AI is what AI companies do. And everybody does AI today. If you are a budding entrepreneur, why not tell VCs that you are “doing AI” since no one knows for sure what “AI” is? The result has been a funding bubble, similar to the “dot-com boom” which was also driven by a poorly-defined buzzword, “the new economy.”

Another boom that the misplaced fascination with “AI” has created is an irresponsible government regulation boom—more on this in my next post. And I wrote many times in the past about AI-induced anxiety, delusions, and fantasies. Here’s my 2015 prediction: “I’m sure we will have smart machines that could perform special tasks, augmenting our capabilities and improving our lives. That many jobs will be taken over by algorithms and robots, and many others will be created because of them, as we have seen over the last half-century. And that bad people will use these intelligent machines to harm other people and that we will make many mistakes relying too much on them and not thinking about all the consequences of what we are developing.
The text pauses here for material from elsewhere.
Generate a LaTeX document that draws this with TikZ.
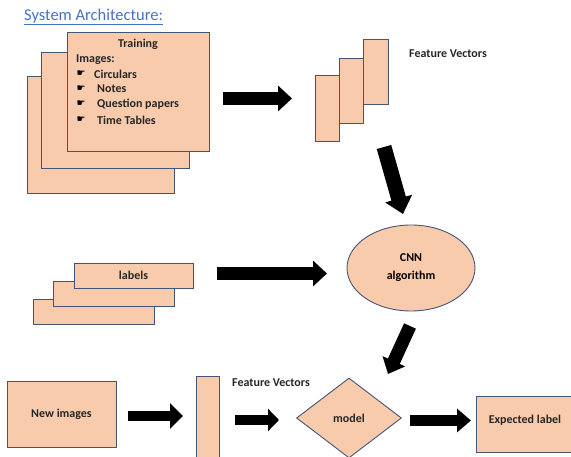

But intelligent machines will not have a mind of their own. Intelligent machines will not have our imagination, our creativity, our unique human culture. Intelligent machines will not take over because they will never be human.”

I also wrote before about the many intelligent people in modern times that want to play God, to recreate their intelligence in a machine. This was not entirely accurate—they are not trying to recreate human intelligence, they are promising to create a better intelligence, one free of all human biases, foibles, fuzzy language, and poorly-defined concepts. Anyone using the terms “Artificial General Intelligence (AGI)” or “Human-Level Intelligence” actually means “Better Intelligence” or “Never Failing Intelligence” or “Absolutely Reasonable and Rational Intelligence” or “The Most Moral Intelligence.”

We would not have modern computing and its most recent “AI” phase without human creativity, imagination, shared experiences and traditions, language and stored knowledge, for better and for worse. We will never have AGI because our human intelligence simply cannot define (and write the code for) an idealized, most rational and moral, better human.